Working with his talented artistic collaborators, writer Roy Thomas used the comic to tell stories of the earliest days of the DC superheroes, and delighted in piecing together all the inconsistencies and contradictions of Golden Age tales into something that actually made sense. The relief that Thomas felt at finally getting everything to match up, years and years after he first started to worry about the mismatches, can be seen on every page on All-Star Squadron.
It all got a bit tedious at some points, with Thomas sometimes going to great pains to fix something that literally nobody else in the world gave a damn about, but the comic was also a heartfelt appreciation of the first great super-heroes, and suggested they still had plenty to say, decades after the world war that spawned most of them had ended.
And it all worked well for a while - the first two years of the title are some tight comics, with Jerry Ordway's incredibly shiny art and the original superheroes barrelling from one adventure to the other, and even getting a glimpse of their heritage in the shape of the newly introduced Infinity Inc.
But then came Crisis on Infinite Earths, and all the worlds were smashed into one, and all that history had to be rewritten to fit the new status quo.
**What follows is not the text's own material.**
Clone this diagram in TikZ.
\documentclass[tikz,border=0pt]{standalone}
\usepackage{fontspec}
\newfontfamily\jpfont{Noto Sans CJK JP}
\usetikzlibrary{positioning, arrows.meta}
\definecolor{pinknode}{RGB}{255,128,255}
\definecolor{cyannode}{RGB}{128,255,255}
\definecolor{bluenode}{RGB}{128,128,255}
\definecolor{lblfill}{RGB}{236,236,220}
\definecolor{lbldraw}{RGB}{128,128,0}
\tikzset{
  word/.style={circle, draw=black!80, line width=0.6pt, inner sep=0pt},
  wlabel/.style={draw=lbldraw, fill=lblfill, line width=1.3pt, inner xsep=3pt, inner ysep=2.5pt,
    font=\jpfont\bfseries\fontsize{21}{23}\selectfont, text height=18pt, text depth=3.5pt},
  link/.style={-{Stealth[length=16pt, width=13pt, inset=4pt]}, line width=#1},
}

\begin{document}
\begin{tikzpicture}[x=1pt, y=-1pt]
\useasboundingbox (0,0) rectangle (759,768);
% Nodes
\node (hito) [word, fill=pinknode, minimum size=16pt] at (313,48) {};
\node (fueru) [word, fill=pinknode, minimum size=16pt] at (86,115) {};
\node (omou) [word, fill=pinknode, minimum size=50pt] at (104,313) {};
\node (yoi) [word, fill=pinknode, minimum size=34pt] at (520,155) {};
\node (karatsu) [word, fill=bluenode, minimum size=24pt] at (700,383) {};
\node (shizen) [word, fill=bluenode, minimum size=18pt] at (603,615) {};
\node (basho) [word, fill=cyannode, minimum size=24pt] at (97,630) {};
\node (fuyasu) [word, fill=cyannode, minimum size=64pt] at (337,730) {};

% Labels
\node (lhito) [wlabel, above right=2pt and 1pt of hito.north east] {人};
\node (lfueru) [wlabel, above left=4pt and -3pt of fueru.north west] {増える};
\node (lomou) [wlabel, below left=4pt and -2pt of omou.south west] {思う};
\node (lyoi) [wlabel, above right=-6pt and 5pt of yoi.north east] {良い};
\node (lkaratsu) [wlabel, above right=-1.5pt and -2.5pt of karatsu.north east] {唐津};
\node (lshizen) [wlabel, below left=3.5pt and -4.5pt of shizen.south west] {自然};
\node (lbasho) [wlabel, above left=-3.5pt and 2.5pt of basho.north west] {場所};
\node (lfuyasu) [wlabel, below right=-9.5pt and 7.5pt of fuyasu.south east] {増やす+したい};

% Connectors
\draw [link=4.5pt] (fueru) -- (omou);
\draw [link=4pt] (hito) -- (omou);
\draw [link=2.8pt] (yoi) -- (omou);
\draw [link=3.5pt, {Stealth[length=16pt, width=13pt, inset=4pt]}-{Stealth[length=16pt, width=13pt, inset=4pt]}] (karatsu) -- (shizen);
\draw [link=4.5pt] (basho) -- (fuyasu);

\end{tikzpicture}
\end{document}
A lot of DC's titles were left high and dry by this cosmic change, and reading All-Star Squadron now, it's easy to see the heart being ripped out of the book. None of it really seemed to matter as much anymore.
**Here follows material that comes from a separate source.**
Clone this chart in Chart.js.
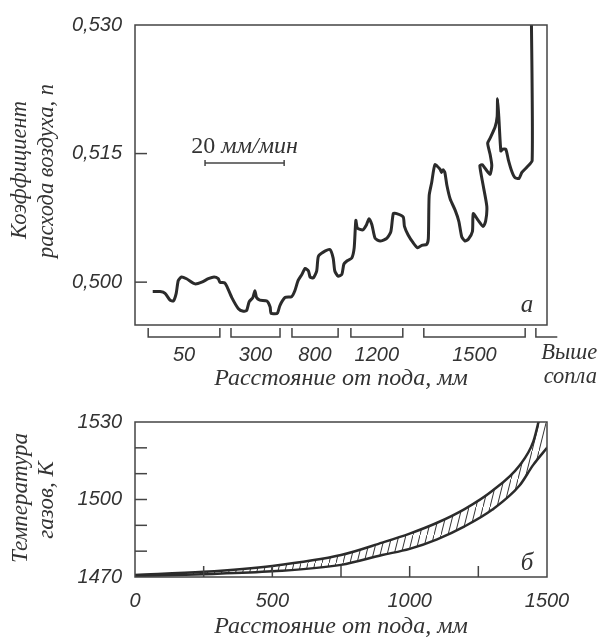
<!DOCTYPE html>
<html>
<head>
<meta charset="utf-8">
<script src="https://cdn.jsdelivr.net/npm/chart.js@4/dist/chart.umd.min.js"></script>
<style>
  html, body { margin: 0; padding: 0; background: #fff; }
  #wrap { position: relative; width: 600px; height: 637px; }
  #airChart { position: absolute; left: 0; top: 0; }
  #tempChart { position: absolute; left: 0; top: 395px; }
</style>
</head>
<body>
<div id="wrap">
  <canvas id="airChart" width="600" height="395"></canvas>
  <canvas id="tempChart" width="600" height="242"></canvas>
</div>
<script>
(function () {
  "use strict";

  // panel a: air excess coefficient along the recording (x = chart position, 0..100)
  const airX = [4.3, 6.1, 7.3, 8.5, 9.3, 10.0, 10.5, 11.3, 12.5, 14.6,
    16.2, 17.8, 19.2, 20.2, 20.6, 21.8, 22.4, 23.5, 25.1, 26.3,
    27.1, 27.7, 28.6, 29.1, 29.5, 30.3, 32.0, 32.8, 33.0, 34.0,
    34.6, 35.2, 36.4, 38.0, 38.8, 39.6, 40.5, 41.3, 42.1, 42.5,
    43.3, 44.1, 44.5, 45.7, 47.3, 48.1, 48.5, 49.3, 50.2, 50.7,
    51.5, 52.6, 53.2, 53.6, 54.0, 55.3, 56.2, 56.8, 57.5, 58.3,
    59.5, 61.1, 62.1, 62.7, 63.5, 65.1, 65.4, 66.3, 67.5, 68.6,
    69.6, 70.8, 71.2, 71.4, 72.0, 72.8, 74.0, 74.4, 74.8, 75.2,
    75.7, 76.5, 77.7, 78.6, 79.3, 80.1, 80.9, 81.9, 82.1, 83.3,
    84.5, 85.1, 85.4, 84.5, 83.7, 84.3, 85.4, 86.2, 86.6, 86.2,
    85.6, 86.2, 87.4, 87.9, 88.0, 88.3, 88.8, 89.2, 90.0, 90.6,
    91.4, 92.2, 93.2, 93.9, 95.1, 96.4, 96.2];
  const airN = [0.4989, 0.4989, 0.4987, 0.4979, 0.4978, 0.4987, 0.5002, 0.5006, 0.5004, 0.4998,
    0.5000, 0.5004, 0.5006, 0.5004, 0.5000, 0.4999, 0.4994, 0.4982, 0.4969, 0.4966,
    0.4967, 0.4977, 0.4982, 0.4990, 0.4982, 0.4979, 0.4978, 0.4971, 0.4964, 0.4963,
    0.4964, 0.4973, 0.4982, 0.4983, 0.4990, 0.5002, 0.5009, 0.5016, 0.5013, 0.5006,
    0.5005, 0.5013, 0.5030, 0.5035, 0.5038, 0.5028, 0.5013, 0.5007, 0.5009, 0.5021,
    0.5025, 0.5028, 0.5040, 0.5072, 0.5063, 0.5061, 0.5067, 0.5074, 0.5067, 0.5051,
    0.5048, 0.5051, 0.5059, 0.5080, 0.5080, 0.5076, 0.5065, 0.5055, 0.5046, 0.5040,
    0.5043, 0.5044, 0.5051, 0.5101, 0.5116, 0.5137, 0.5132, 0.5128, 0.5131, 0.5128,
    0.5113, 0.5097, 0.5084, 0.5071, 0.5053, 0.5048, 0.5050, 0.5059, 0.5080, 0.5072,
    0.5065, 0.5071, 0.5088, 0.5113, 0.5136, 0.5137, 0.5130, 0.5126, 0.5136, 0.5149,
    0.5162, 0.5168, 0.5181, 0.5193, 0.5214, 0.5193, 0.5153, 0.5155, 0.5155, 0.5143,
    0.5130, 0.5122, 0.5121, 0.5128, 0.5134, 0.5142, 0.5315];
  const airTicks = [0.500, 0.515, 0.530];

  // height sections under panel a
  const sectionLabels = ["50", "300", "800", "1200", "1500", "Выше сопла"];
  const sectionFrom = [3.2, 23.3, 38.1, 52.4, 70.1, 97.3];
  const sectionTo = [20.6, 35.2, 49.3, 65.0, 94.7, 102.5];

  // recorder speed bar
  const speedBarX = [17.0, 36.2];
  const speedBarN = 0.5139;

  // panel б: gas temperature band
  const tempUpperX = [0, 250, 500, 750, 900, 1000, 1100, 1200, 1300, 1400, 1450, 1470, 1490, 1500];
  const tempUpper = [1470.8, 1472.0, 1474.3, 1478.5, 1483.3, 1486.8, 1491.0, 1496.3, 1503.3, 1513.2, 1522.4, 1530.5, 1541, 1550];
  const tempLowerX = [0, 250, 500, 750, 900, 1000, 1100, 1200, 1300, 1400, 1450, 1500];
  const tempLower = [1470.4, 1471.1, 1472.2, 1474.7, 1478.5, 1480.9, 1484.6, 1489.6, 1496.0, 1505.4, 1513.4, 1520.0];
  const tempXTicks = [0, 500, 1000, 1500];
  const tempXMarks = [250, 500, 750, 1000, 1250];
  const tempYTicks = [1470, 1500, 1530];
  const tempYMarks = [1480, 1490, 1500, 1510, 1520];

  const ink = "#2b2b2b";
  const textInk = "#333";
  const sans = "'Liberation Sans', Arial, sans-serif";
  const serif = "'Liberation Serif', 'Times New Roman', serif";

  const text = (ctx, s, x, y, font, align, rot) => {
    ctx.save();
    ctx.translate(x, y);
    if (rot) ctx.rotate(rot);
    ctx.font = font;
    ctx.fillStyle = textInk;
    ctx.textAlign = align || "center";
    ctx.textBaseline = "middle";
    ctx.fillText(s, 0, 0);
    ctx.restore();
  };

  const line = (ctx, pts, width) => {
    ctx.beginPath();
    ctx.moveTo(pts[0], pts[1]);
    for (let i = 2; i < pts.length; i += 2) ctx.lineTo(pts[i], pts[i + 1]);
    ctx.lineWidth = width || 1.5;
    ctx.strokeStyle = "#444";
    ctx.stroke();
  };

  const frame = (ctx, a) => {
    ctx.save();
    ctx.strokeStyle = "#444";
    ctx.lineWidth = 1.5;
    ctx.strokeRect(a.left, a.top, a.right - a.left, a.bottom - a.top);
    ctx.restore();
  };

  const airDecor = {
    id: "airDecor",
    afterDraw(chart) {
      const { ctx, chartArea: a, scales: { x, y } } = chart;
      frame(ctx, a);
      airTicks.slice(0, 2).forEach((v) => {
        const py = y.getPixelForValue(v);
        line(ctx, [a.left, py, a.left + 12, py]);
      });

      // bracket sections
      const by = a.bottom + 12;
      sectionLabels.forEach((lab, i) => {
        const x0 = x.getPixelForValue(sectionFrom[i]);
        const x1 = x.getPixelForValue(sectionTo[i]);
        const last = i === sectionLabels.length - 1;
        if (last) {
          line(ctx, [x0, by - 9, x0, by, x1, by]);
          const parts = lab.split(" ");
          text(ctx, parts[0], x1 + 12, by + 16, "italic 22.5px " + serif);
          text(ctx, parts[1], x1 + 13, by + 40, "italic 22.5px " + serif);
        } else {
          line(ctx, [x0, by - 9, x0, by, x1, by, x1, by - 9]);
          text(ctx, lab, (x0 + x1) / 2, by + 18, "italic 20px " + sans);
        }
      });

      // speed bar caption
      const cx = (x.getPixelForValue(speedBarX[0]) + x.getPixelForValue(speedBarX[1])) / 2;
      const cy = y.getPixelForValue(speedBarN) - 16;
      ctx.save();
      ctx.font = "24px " + serif;
      const w1 = ctx.measureText("20 ").width;
      ctx.font = "italic 24px " + serif;
      const w2 = ctx.measureText("мм/мин").width;
      ctx.restore();
      const sx = cx - (w1 + w2) / 2;
      text(ctx, "20 ", sx, cy, "24px " + serif, "left");
      text(ctx, "мм/мин", sx + w1, cy, "italic 24px " + serif, "left");

      text(ctx, "а", a.right - 20, a.bottom - 20, "italic 25px " + serif);
      text(ctx, "Расстояние от пода, мм", 341, 379, "italic 24px " + serif);
      text(ctx, "Коэффициент", 20, 170, "italic 22.5px " + serif, "center", -Math.PI / 2);
      text(ctx, "расхода воздуха, n", 47, 171, "italic 22.5px " + serif, "center", -Math.PI / 2);
    }
  };

  const tempDecor = {
    id: "tempDecor",
    afterDraw(chart) {
      const { ctx, chartArea: a, scales: { x, y } } = chart;
      frame(ctx, a);
      tempYMarks.forEach((v) => {
        const py = y.getPixelForValue(v);
        line(ctx, [a.left, py, a.left + 12, py]);
      });
      tempXMarks.forEach((v) => {
        const px = x.getPixelForValue(v);
        line(ctx, [px, a.bottom, px, a.bottom - 11]);
      });
      text(ctx, "б", a.right - 20, a.bottom - 14, "italic 25px " + serif);
      text(ctx, "Расстояние от пода, мм", 341, 232, "italic 24px " + serif);
      text(ctx, "Температура", 21, 103, "italic 23px " + serif, "center", -Math.PI / 2);
      text(ctx, "газов, К", 47, 105, "italic 23px " + serif, "center", -Math.PI / 2);
    }
  };

  const tickFont = { family: sans, style: "italic", size: 20 };

  new Chart(document.getElementById("airChart"), {
    type: "scatter",
    data: {
      datasets: [{
        data: airX.map((v, i) => ({ x: v, y: airN[i] })),
        showLine: true,
        borderColor: ink,
        borderWidth: 3,
        tension: 0.2,
        pointRadius: 0
      }, {
        data: speedBarX.map((v) => ({ x: v, y: speedBarN })),
        showLine: true,
        borderColor: "#444",
        borderWidth: 1.5,
        pointStyle: "line",
        rotation: 90,
        pointRadius: 3,
        pointBorderWidth: 1.5,
        pointBorderColor: "#444"
      }]
    },
    options: {
      responsive: false,
      animation: false,
      layout: { padding: { left: 0, top: 20, right: 53, bottom: 70 } },
      plugins: { legend: { display: false }, tooltip: { enabled: false } },
      scales: {
        x: { type: "linear", min: 0, max: 100, display: false },
        y: {
          min: 0.495,
          max: 0.530,
          afterFit: (s) => { s.width = 135; },
          afterBuildTicks: (s) => { s.ticks = airTicks.map((v) => ({ value: v })); },
          grid: { display: false, drawTicks: false },
          border: { display: false },
          ticks: {
            padding: 13,
            color: textInk,
            font: tickFont,
            callback: (v) => Number(v).toFixed(3).replace(".", ",")
          }
        }
      }
    },
    plugins: [airDecor]
  });

  const tempCanvas = document.getElementById("tempChart");
  const tile = document.createElement("canvas");
  tile.width = 7;
  tile.height = 28;
  const tg = tile.getContext("2d");
  tg.strokeStyle = "#333";
  tg.lineWidth = 1;
  tg.beginPath();
  tg.moveTo(-7, 56);
  tg.lineTo(14, -28);
  tg.stroke();
  const hatch = tempCanvas.getContext("2d").createPattern(tile, "repeat");

  new Chart(tempCanvas, {
    type: "scatter",
    data: {
      datasets: [{
        data: tempUpperX.map((v, i) => ({ x: v, y: tempUpper[i] })),
        showLine: true,
        borderColor: ink,
        borderWidth: 2.5,
        cubicInterpolationMode: "monotone",
        pointRadius: 0,
        fill: false
      }, {
        data: tempLowerX.map((v, i) => ({ x: v, y: tempLower[i] })),
        showLine: true,
        borderColor: ink,
        borderWidth: 2.5,
        cubicInterpolationMode: "monotone",
        pointRadius: 0,
        fill: { target: 0 },
        backgroundColor: hatch
      }]
    },
    options: {
      responsive: false,
      animation: false,
      layout: { padding: { left: 0, top: 27, right: 53, bottom: 0 } },
      plugins: { legend: { display: false }, tooltip: { enabled: false } },
      scales: {
        x: {
          type: "linear",
          min: 0,
          max: 1500,
          afterFit: (s) => { s.height = 60; },
          afterBuildTicks: (s) => { s.ticks = tempXTicks.map((v) => ({ value: v })); },
          grid: { display: false, drawTicks: false },
          border: { display: false },
          ticks: { padding: 12, color: textInk, font: tickFont, maxRotation: 0, callback: (v) => String(v) }
        },
        y: {
          min: 1470,
          max: 1530,
          afterFit: (s) => { s.width = 135; },
          afterBuildTicks: (s) => { s.ticks = tempYTicks.map((v) => ({ value: v })); },
          grid: { display: false, drawTicks: false },
          border: { display: false },
          ticks: { padding: 13, color: textInk, font: tickFont, callback: (v) => String(v) }
        }
      }
    },
    plugins: [tempDecor]
  });
})();
</script>
</body>
</html>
And All-Star Squadron really does now feel like the end of an era. The massive change from Crisis, which saw the big guns like Superman and Wonder Woman wiped from WW2 stories, happen mid-issue, with a photo of the heroes changing between panels as the timeline reasserts itself. The comic carried on for a year or so afterwards and skewed straight into the Young All-Stars sequel series, but the era when it was really important to figure out how the Golden Age stories slotted together was over.
It's a little bittersweet, and sometimes straight-up sad - there is a moment where the Freedom Fighters travel between worlds and it's meant to be triumphant, but it's more depressing when you realise they're heading off to decades of death and defeat. And then the clear narrative that has been going on ever since Superman hefted that first car over his head is over.
Even though those characters have reappareared over and over again in the years since - and for the past few years those original heroes have been reimagined in several Elseworlds-type reboot - All-Star Squadron really did feel like the end of the DC multiverse, far more than the actual Crisis comic managed.
Across the publishing divide, Marvel hasn't felt the incessant need to constantly reboot its universe like its distinguished competition - the Fantastic Four who are still appearing in their own comic are ostensibly the same people who stole a rocket ship to beat the Commies in 1961.
But the company has also had plenty of soft reboots, and there are definite periods where the whole line is moving in a particular direction, and the publisher has its own examples of stories that feel like an ending of that era.
One of them came along a decade or so after All Star Squadron wrapped up, and like that earlier comic, Avengers Forever is a celebration of the tiniest trivia of a superhero universe, while also putting a solid full stop on the period it is honoring.
Avengers Forever is a cracking classic-era Avengers story from the late 1990s, with Kurt Busiek and Carlos Pacheco building up their tale on the previous 30 years of stories with remarkable clarity, and producing a slam-bang action saga that spreads across all of time and space, and finds room for the most esoteric characters with a connection to the world's mightiest team.
But like All Star Squadron, it's also one of the last of its kind. Not long after Busiek moved on from Avengers Mansion, Brian Bendis moved in, and started on some major renovations of the entire Avengers concept.
Since then, there hasn't been that kind of deep dive into Avengers lore that you see in this series, not without things getting ironic to the point of parody. There are still some comics that deal with this kind of Marvel superhero trivia, but they are rarely played straight as Busiek and Pacheco's efforts.
And most crucially, any new stories that take this road are not seen as 'important' as Avengers Forever was, and while the team has become massive movie box office stars, this 20-year-old comic feels just as much as a capstone as All Star Squadron did. Plenty of Avengers comics before this one did similar things, but very few did the same afterwards, and this is where it all ends.
There is certainly some melancholy in reading these comics now, knowing that things would never be the same again. Comics, like life, goes on, and sometimes it's so easy to miss these eras once they're passed.
But putting a capstone on a particular era isn't a bad thing, even if it wasn't always intended that way. It's nice to have one last crazy adventure, one last run of stories, one last appearance of these characters at their best. Especially when the comics themselves are as much fun, and so delightfully dorky as All-Star Squadron and Avengers Forever.